Chapter 5 Before Our Very Eyes
Dawkins recounts several fascinating examples of evolution that have taken place within human lifetimes. Through these examples, Dawkins demonstrates that new genetic information can be produced by mutation, and enlightens us to the awesome power of evolution, which we are lucky enough to catch glimpses of.
Chapters 6 & 7
These chapters are essentially the same. One is devoted to transitional fossils of other animals, one is devoted to transitional fossils of humans.
Chapter 8 You Did It Yourself in Nine Months
A Fascinating Digression into embryology. I learned quite a bit from this chapter, but won't attempt to summarize it or what it has to do with the book's main point. You'll have to read the book yourself to find out!
Chapter 9 Ark of the Continents
Discusses the evidence that Biogeography provides for Evolution, and the problems it poses for creationists. Frank Zindler makes points very similar to Dawkins:
"Consider the mammalian fauna of Australia... The marsupial population of Australia contains animal families, genera, and species found nowhere else on earth - not even in fossil form. We are to suppose that each species of marsupial managed to get from Mt. Ararat to Australia, but couldn't find its way to any other part of the world - including those regions located between Turkey and Australia.
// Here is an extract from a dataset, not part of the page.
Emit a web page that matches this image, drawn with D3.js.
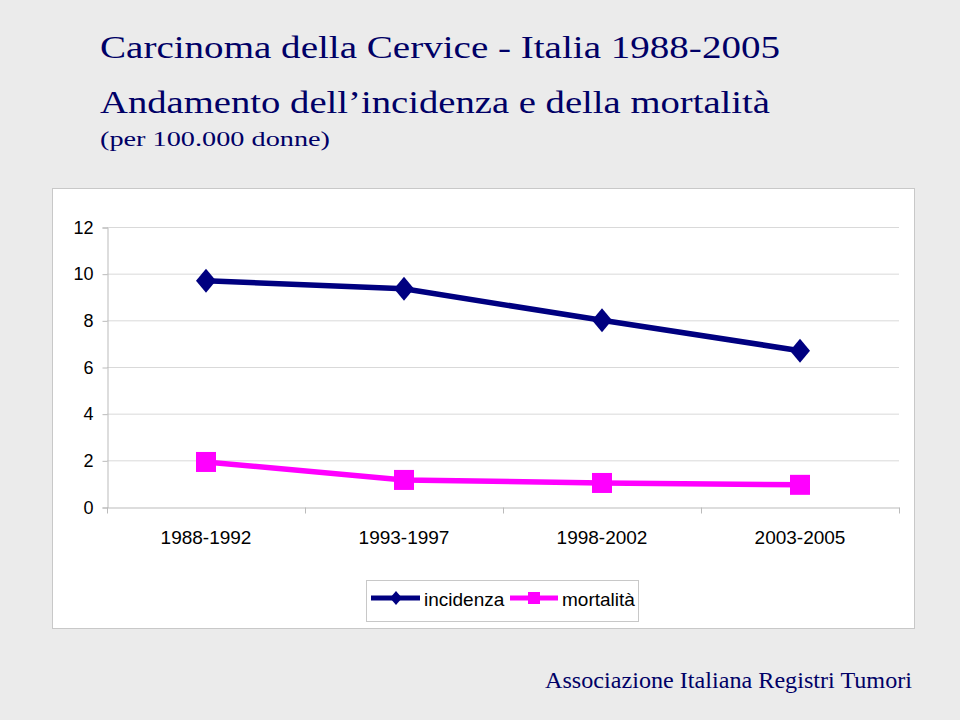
<!DOCTYPE html>
<html>
<head>
<meta charset="utf-8" />
<title>Carcinoma della Cervice</title>
<script src="https://d3js.org/d3.v7.min.js"></script>
<style>
body { margin:0; background:#ebebeb; }
.titolo { font-family:"Liberation Serif", serif; fill:#000066; }
.asse text { font-family:"Liberation Sans", Arial, sans-serif; fill:#000; }
</style>
</head>
<body>
<svg id="grafico" width="960" height="720"></svg>
<script>
// dati
var periodi = ["1988-1992", "1993-1997", "1998-2002", "2003-2005"];
var incidenza = [9.7, 9.35, 8.0, 6.7];
var mortalita = [1.93, 1.16, 1.03, 0.95];
var yTicks = [0, 2, 4, 6, 8, 10, 12];

var svg = d3.select("#grafico");

svg.append("rect").attr("width", 960).attr("height", 720).attr("fill", "#ebebeb");

// titoli
svg.append("text").attr("class", "titolo")
    .attr("x", 100).attr("y", 58).attr("font-size", 31)
    .attr("textLength", 680).attr("lengthAdjust", "spacingAndGlyphs")
    .text("Carcinoma della Cervice  -  Italia 1988-2005");
svg.append("text").attr("class", "titolo")
    .attr("x", 100).attr("y", 113).attr("font-size", 31)
    .attr("textLength", 670).attr("lengthAdjust", "spacingAndGlyphs")
    .text("Andamento dell\u2019incidenza e della mortalità");
svg.append("text").attr("class", "titolo")
    .attr("x", 100).attr("y", 146).attr("font-size", 21)
    .attr("textLength", 230).attr("lengthAdjust", "spacingAndGlyphs")
    .text("(per 100.000 donne)");
svg.append("text").attr("class", "titolo")
    .attr("x", 545).attr("y", 688).attr("font-size", 23)
    .attr("textLength", 367).attr("lengthAdjust", "spacingAndGlyphs")
    .text("Associazione Italiana Registri Tumori");

// riquadro grafico
svg.append("rect")
    .attr("x", 52.5).attr("y", 188.5).attr("width", 862).attr("height", 440)
    .attr("fill", "#fff").attr("stroke", "#c8c8c8");

var margin = {left: 107, right: 899, top: 227, bottom: 507};

var x = d3.scaleBand().domain(periodi).range([margin.left, margin.right]);
var y = d3.scaleLinear().domain([0, 12]).range([margin.bottom, margin.top]);

// griglia
svg.append("g").selectAll("line").data(yTicks.slice(1)).enter().append("line")
    .attr("x1", margin.left).attr("x2", margin.right)
    .attr("y1", function(d){ return y(d) + 0.5; })
    .attr("y2", function(d){ return y(d) + 0.5; })
    .attr("stroke", "#d9d9d9");

// asse Y
var gy = svg.append("g").attr("class", "asse")
    .attr("transform", "translate(" + (margin.left + 0.5) + ",0.5)")
    .call(d3.axisLeft(y).tickValues(yTicks).tickSize(5).tickPadding(9));
gy.selectAll("line").attr("stroke", "#bbb");
gy.select(".domain").attr("stroke", "#bbb");
gy.selectAll("text").attr("font-size", 18);

// asse X
var gx = svg.append("g").attr("class", "asse")
    .attr("transform", "translate(0," + (margin.bottom + 0.5) + ")")
    .call(d3.axisBottom(x).tickSize(0).tickPadding(23).tickSizeOuter(0));
gx.select(".domain").attr("stroke", "#bbb");
gx.selectAll("text").attr("font-size", 19);
// tacche tra le categorie
var confini = periodi.map(function(p){ return x(p); }).concat([margin.right]);
gx.selectAll("line.tacca").data(confini).enter().append("line")
    .attr("class", "tacca")
    .attr("x1", function(d){ return d + 0.5; }).attr("x2", function(d){ return d + 0.5; })
    .attr("y1", 0).attr("y2", 6).attr("stroke", "#bbb");

var cx = function(d, i){ return x(periodi[i]) + x.bandwidth() / 2; };

var linea = d3.line()
    .x(function(d, i){ return cx(d, i); })
    .y(function(d){ return y(d); });

svg.append("path").datum(incidenza).attr("d", linea)
    .attr("fill", "none").attr("stroke", "#000080").attr("stroke-width", 5.5);
svg.append("path").datum(mortalita).attr("d", linea)
    .attr("fill", "none").attr("stroke", "#ff00ff").attr("stroke-width", 5.5);

var rombo = "M0,-12L10,0L0,12L-10,0Z";
svg.append("g").selectAll("path").data(incidenza).enter().append("path")
    .attr("d", rombo)
    .attr("transform", function(d, i){ return "translate(" + cx(d, i) + "," + y(d) + ")"; })
    .attr("fill", "#000080");

svg.append("g").selectAll("rect").data(mortalita).enter().append("rect")
    .attr("x", function(d, i){ return cx(d, i) - 10; })
    .attr("y", function(d){ return y(d) - 10; })
    .attr("width", 20).attr("height", 20)
    .attr("fill", "#ff00ff");

// legenda
var leg = svg.append("g");
leg.append("rect").attr("x", 366.5).attr("y", 580.5).attr("width", 272).attr("height", 41)
    .attr("fill", "#fff").attr("stroke", "#c8c8c8");
leg.append("line").attr("x1", 371).attr("x2", 420).attr("y1", 598).attr("y2", 598)
    .attr("stroke", "#000080").attr("stroke-width", 5);
leg.append("path").attr("d", "M0,-7L6,0L0,7L-6,0Z").attr("transform", "translate(396,598)")
    .attr("fill", "#000080");
leg.append("text").attr("x", 424).attr("y", 606).attr("font-size", 19)
    .attr("font-family", "Liberation Sans, Arial, sans-serif").text("incidenza");
leg.append("line").attr("x1", 510).attr("x2", 558).attr("y1", 598).attr("y2", 598)
    .attr("stroke", "#ff00ff").attr("stroke-width", 5);
leg.append("rect").attr("x", 528).attr("y", 592).attr("width", 12).attr("height", 12)
    .attr("fill", "#ff00ff");
leg.append("text").attr("x", 562).attr("y", 606).attr("font-size", 19)
    .attr("font-family", "Liberation Sans, Arial, sans-serif").text("mortalità");
</script>
</body>
</html>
Despite the fact that most marsupial species seem to be out-gunned when they are forced to compete with placental mammals (hence the extinction of so many marsupial species after the introduction of European mammals), we are to suppose that wombats and wallabies, bandicoots and koalas, kept ahead of lions-'n-tigers-'n-bears all the way to Indonesia, and then - although the superior placental predators couldn't manage it - continued on to Australia. As if this were not mind-boggling enough, after all this implausible world travel, and after all the dust had settled, it turns out that the types of marsupials that made it to Australia just happened to form an ensemble able to fill all the ecological niches available!"
Chapter 10 The Tree of Cousinship
Dawkins reviews the anatomical evidence for common descent: The commonalities in bone structure shared by all vertebrates. Also discussed are the patterns of life that reflect common descent, such as the fact that one can find almost identical degrees of relationships in different genes.
Chapter 11 History Written All Over Us
This is mostly vestigial organs and bad design seen in living things.
Chapter 12 Arms Races and 'Evolutionary Theodicy'
Dawkins develops an argument for evolution based on the fact that evolution predicts that arms races must have occurred in the past: Predators getting better and better at finding and killing prey, prey getting steadily better at getting away from the predators. The evidence for past arms races is overwhelming, and it is what we expect from evolution but we do not expect from design.
Chapter 13 There is Grandeur in this View of Life
The closing chapter which goes over the origin of life and various other loose ends.